-- START MATERIAL --
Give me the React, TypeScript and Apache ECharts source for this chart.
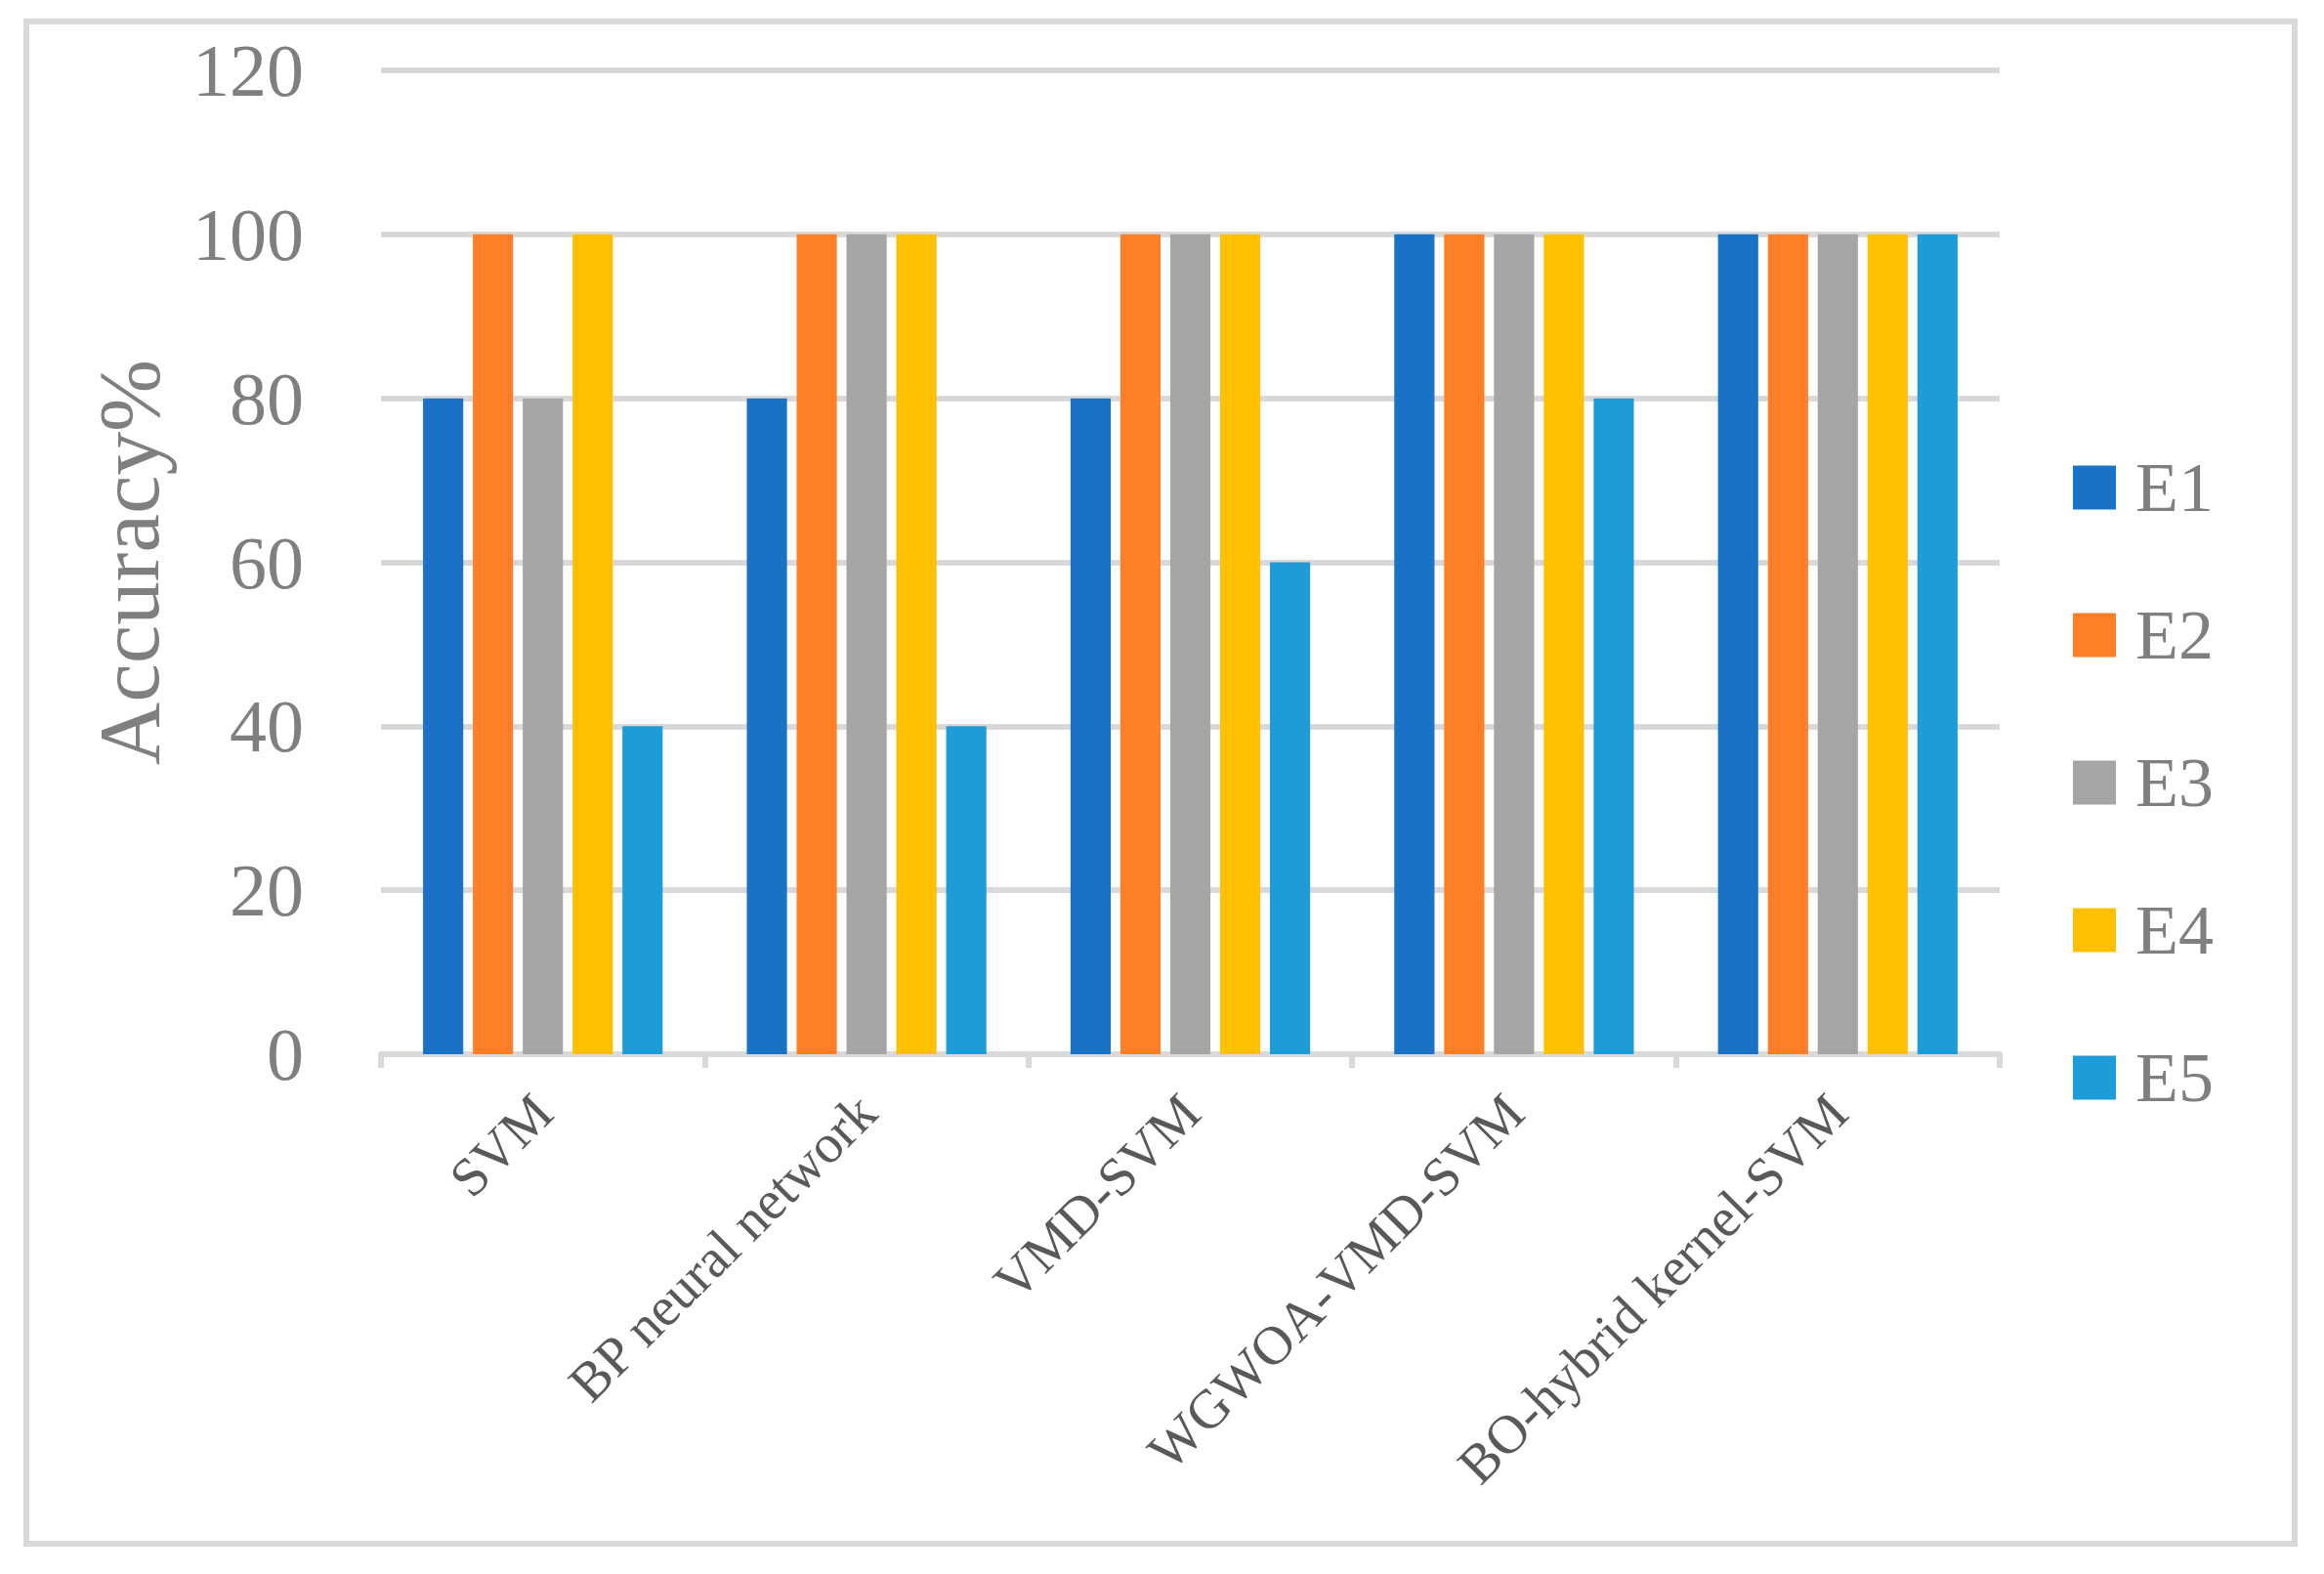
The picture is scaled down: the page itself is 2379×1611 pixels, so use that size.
import React, { useEffect, useRef } from "react";
import * as echarts from "echarts";

const categories = ["SVM", "BP neural network", "VMD-SVM", "WGWOA-VMD-SVM", "BO-hybrid kernel-SVM"];
const seriesNames = ["E1", "E2", "E3", "E4", "E5"];
const e1 = [80, 80, 80, 100, 100];
const e2 = [100, 100, 100, 100, 100];
const e3 = [80, 100, 100, 100, 100];
const e4 = [100, 100, 100, 100, 100];
const e5 = [40, 40, 60, 80, 100];
const seriesValues = [e1, e2, e3, e4, e5];
const colors = ["#1a72c6", "#fe7f27", "#a5a5a5", "#fec000", "#1d9cd8"];
const yTicks = [0, 20, 40, 60, 80, 100, 120];

export default function App() {
  const ref = useRef<HTMLDivElement>(null);
  useEffect(() => {
    if (!ref.current) return;
    const chart = echarts.init(ref.current, null, { renderer: "svg" });
    const serif = "'Liberation Serif', 'Times New Roman', serif";
    chart.setOption({
      animation: false,
      backgroundColor: "#ffffff",
      graphic: [
        {
          type: "rect",
          shape: { x: 27, y: 22, width: 2322, height: 1558 },
          style: { fill: "none", stroke: "#d9d9d9", lineWidth: 6 },
          silent: true,
        },
      ],
      grid: { left: 390, right: 332, top: 72, bottom: 532, containLabel: false },
      legend: {
        orient: "vertical",
        left: 2117,
        top: 458,
        itemWidth: 44,
        itemHeight: 45,
        itemGap: 79,
        icon: "rect",
        data: seriesNames,
        textStyle: { color: "#7f7f7f", fontSize: 72, fontFamily: serif, padding: [0, 0, 0, 15] },
      },
      xAxis: {
        type: "category",
        data: categories,
        boundaryGap: true,
        axisLine: { show: true, lineStyle: { color: "#d9d9d9", width: 6 } },
        axisTick: { show: true, alignWithLabel: false, length: 14, lineStyle: { color: "#d9d9d9", width: 6 } },
        axisLabel: {
          rotate: 45,
          margin: 50,
          interval: 0,
          color: "#595959",
          fontSize: 56,
          fontFamily: serif,
        },
      },
      yAxis: {
        type: "value",
        min: 0,
        max: 120,
        interval: 20,
        name: "Accuracy%",
        nameLocation: "middle",
        nameGap: 214,
        nameTextStyle: { color: "#7f7f7f", fontSize: 89, fontFamily: serif },
        axisLine: { show: false },
        axisTick: { show: false },
        splitLine: { show: true, lineStyle: { color: "#d9d9d9", width: 6 } },
        axisLabel: {
          color: "#7f7f7f",
          fontSize: 76,
          fontFamily: serif,
          margin: 79,
          formatter: (v: number) => (yTicks.includes(v) ? String(v) : ""),
        },
      },
      series: seriesNames.map((name, i) => ({
        name,
        type: "bar",
        data: seriesValues[i],
        barGap: "24%",
        barCategoryGap: "26%",
        itemStyle: { color: colors[i] },
      })),
    });
    return () => chart.dispose();
  }, []);
  return (
    <div
      ref={ref}
      style={{ position: "fixed", left: 0, top: 0, width: 2379, height: 1611, background: "#fff" }}
    />
  );
}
-- END MATERIAL --
### EXERCISE DETAILS
Search the lines above for the string "React", then show every one that has it.

### SOLVED PROBLEM
Give me the React, TypeScript and Apache ECharts source for this chart.
import React, { useEffect, useRef } from "react";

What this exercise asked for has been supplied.